Each window can have its own display table, which overrides the display table of the buffer it is showing.

If neither the selected window nor the current buffer has a display table, and if standard-display-table is nil, then Emacs uses the usual display conventions:

• Character codes 32 through 127 map to glyph codes 32 through 127.
• Codes 0 through 31 map to sequences of two glyphs, where the first glyph is the ASCII code for `^'.
• Character codes 128 through 255 map to sequences of four glyphs, where the first glyph is the ASCII code for `\', and the others represent digits.

The usual display conventions are also used for any character whose entry in the active display table is nil. This means that when you set up a display table, you need not specify explicitly what to do with each character, only the characters for which you want unusual behavior.

Glyphs

A glyph stands for an image that takes up a single character position on the screen. A glyph is represented in Lisp as an integer.

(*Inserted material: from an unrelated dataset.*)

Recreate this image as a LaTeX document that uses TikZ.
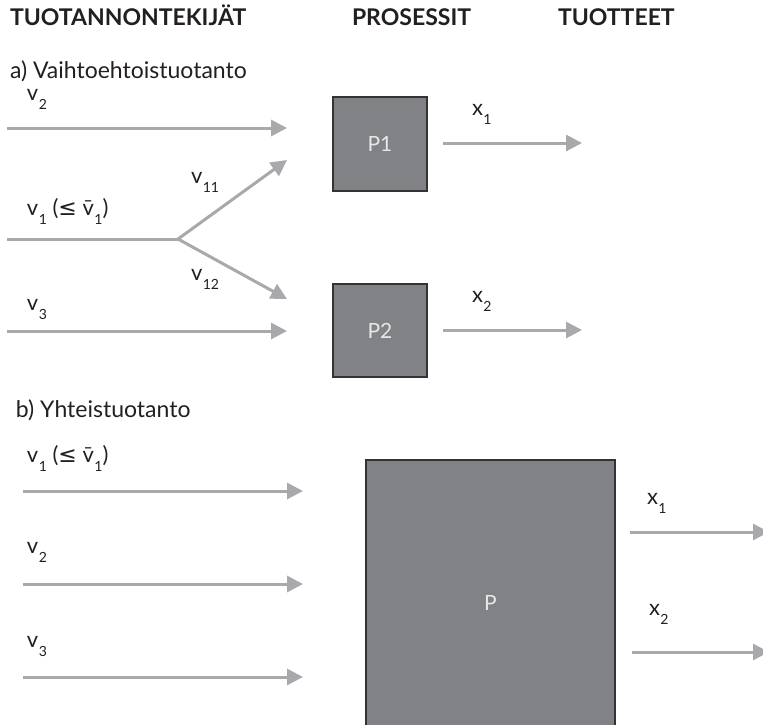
\documentclass[tikz,border=0pt]{standalone}
\usepackage{fontspec}
\setmainfont{Lato}
\newfontfamily\symfont{DejaVu Sans}
\usetikzlibrary{arrows.meta}
\definecolor{flowgray}{HTML}{A7A9AC}
\definecolor{boxgray}{HTML}{808285}
\definecolor{ink}{HTML}{231F20}
\definecolor{boxtext}{HTML}{E6E7E8}
\newcommand\vsub[2]{#1\kern0.5pt\raisebox{-9pt}{\fontsize{14pt}{14pt}\selectfont #2}}
\newcommand\lesym{{\symfont ≤}}
\begin{document}
\begin{tikzpicture}[x=1pt,y=-1pt,
  every node/.style={inner sep=0pt, outer sep=0pt, text=ink},
  head/.style={anchor=base west, font=\fontsize{23pt}{23pt}\selectfont\bfseries},
  title/.style={anchor=base west, font=\fontsize{23pt}{23pt}\selectfont},
  lab/.style={anchor=base west, font=\fontsize{22pt}{22pt}\selectfont},
  flow/.style={draw=flowgray, line width=3pt, -{Triangle[length=16pt,width=16pt]}},
  flowline/.style={draw=flowgray, line width=3pt},
  proc/.style={draw=black!80, fill=boxgray, line width=1.5pt, text=boxtext,
    font=\fontsize{21pt}{21pt}\selectfont}]
\useasboundingbox (0,0) rectangle (763,724);
% headings
\node[head] (h1) at (10,25) {TUOTANNONTEKIJÄT};
\node[head] (h2) at (352,25) {PROSESSIT};
\node[head] (h3) at (558,25) {TUOTTEET};
% a)
\node[title] (ta) at (10,78) {a) Vaihtoehtoistuotanto};
\node[proc, minimum width=94pt, minimum height=94pt] (P1) at (380,144) {P1};
\node[proc, minimum width=94pt, minimum height=93pt] (P2) at (380,330.5) {P2};
\node[lab] (lv2a) at (27,100) {\vsub{v}{2}};
\node[lab] (lv1a) at (27,215) {\vsub{v}{1} (\lesym\ \vsub{\=v}{1})};
\node[lab] (lv11) at (191,183) {\vsub{v}{11}};
\node[lab] (lv12) at (191,280) {\vsub{v}{12}};
\node[lab] (lv3a) at (27,310) {\vsub{v}{3}};
\node[lab] (lx1a) at (472,115) {\vsub{x}{1}};
\node[lab] (lx2a) at (472,302) {\vsub{x}{2}};
\coordinate (v2s) at (7,128);   \coordinate (v2e) at (287,128);
\coordinate (v1s) at (7,239);   \coordinate (br) at (178,239);
\coordinate (b1e) at (287,160); \coordinate (b2e) at (287,299);
\coordinate (v3s) at (7,331);   \coordinate (v3e) at (287,331);
\coordinate (x1s) at (443,143); \coordinate (x1e) at (582,143);
\coordinate (x2s) at (443,330); \coordinate (x2e) at (582,330);
\draw[flow] (v2s) -- (v2e);
\draw[flowline] (v1s) -- (br);
\draw[flow] (br) -- (b1e);
\draw[flow] (br) -- (b2e);
\draw[flow] (v3s) -- (v3e);
\draw[flow] (x1s) -- (x1e);
\draw[flow] (x2s) -- (x2e);
% b)
\node[title] (tb) at (16,417) {b) Yhteistuotanto};
\node[proc, minimum width=249pt, minimum height=286pt] (P) at (490.5,603) {P};
\node[lab] (lv1b) at (27,462) {\vsub{v}{1} (\lesym\ \vsub{\=v}{1})};
\node[lab] (lv2b) at (27,553) {\vsub{v}{2}};
\node[lab] (lv3b) at (27,647) {\vsub{v}{3}};
\node[lab] (lx1b) at (647,504) {\vsub{x}{1}};
\node[lab] (lx2b) at (649,615) {\vsub{x}{2}};
\coordinate (w1s) at (23,491);  \coordinate (w1e) at (303,491);
\coordinate (w2s) at (23,584);  \coordinate (w2e) at (303,584);
\coordinate (w3s) at (23,677);  \coordinate (w3e) at (303,677);
\coordinate (y1s) at (630,532); \coordinate (y1e) at (769,532);
\coordinate (y2s) at (632,652); \coordinate (y2e) at (769,652);
\draw[flow] (w1s) -- (w1e);
\draw[flow] (w2s) -- (w2e);
\draw[flow] (w3s) -- (w3e);
\draw[flow] (y1s) -- (y1e);
\draw[flow] (y2s) -- (y2e);
\end{tikzpicture}
\end{document}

The meaning of each integer, as a glyph, is defined by the glyph table, which is the value of the variable glyph-table. It should be a vector; the gth element defines glyph code g. The possible definitions of a glyph code are:

integer

Define this glyph code as an alias for code integer. This is used with X Windows to specify a face code.

string

Send the characters in string to the terminal to output this glyph. This alternative is available only for character terminals, not with X.

nil

This glyph is simple. On an ordinary terminal, the glyph code mod 256 is the character to output. With X, the glyph code mod 256 is character to output, and the glyph code divided by 256 specifies the face code to use while outputting it.

Any glyph code beyond the length of the glyph table is automatically simple.

If glyph-table is nil, then all possible glyph codes are simple.

A face is a named combination of a font and a pair of colors (foreground and background). A glyph code can specify a face id number to use for displaying that glyph.

ISO Latin 1

If you have a terminal that can handle the entire ISO Latin 1 character set, you can arrange to use that character set as follows:

(require 'disp-table)
(standard-display-8bit 0 255)

If you are editing buffers written in the ISO Latin 1 character set and your terminal doesn't handle anything but ASCII, you can load the file iso-ascii to set up a display table which makes the other ISO characters display as sequences of ASCII characters. For example, the character "o with umlaut" displays as `{"o}'.

Some European countries have terminals that don't support ISO Latin 1 but do support the special characters for that country's language. You can define a display table to work one language using such terminals. For an example, see `lisp/iso-swed.el', which handles certain Swedish terminals.

You can load the appropriate display table for your terminal automatically by writing a terminal-specific Lisp file for the terminal type.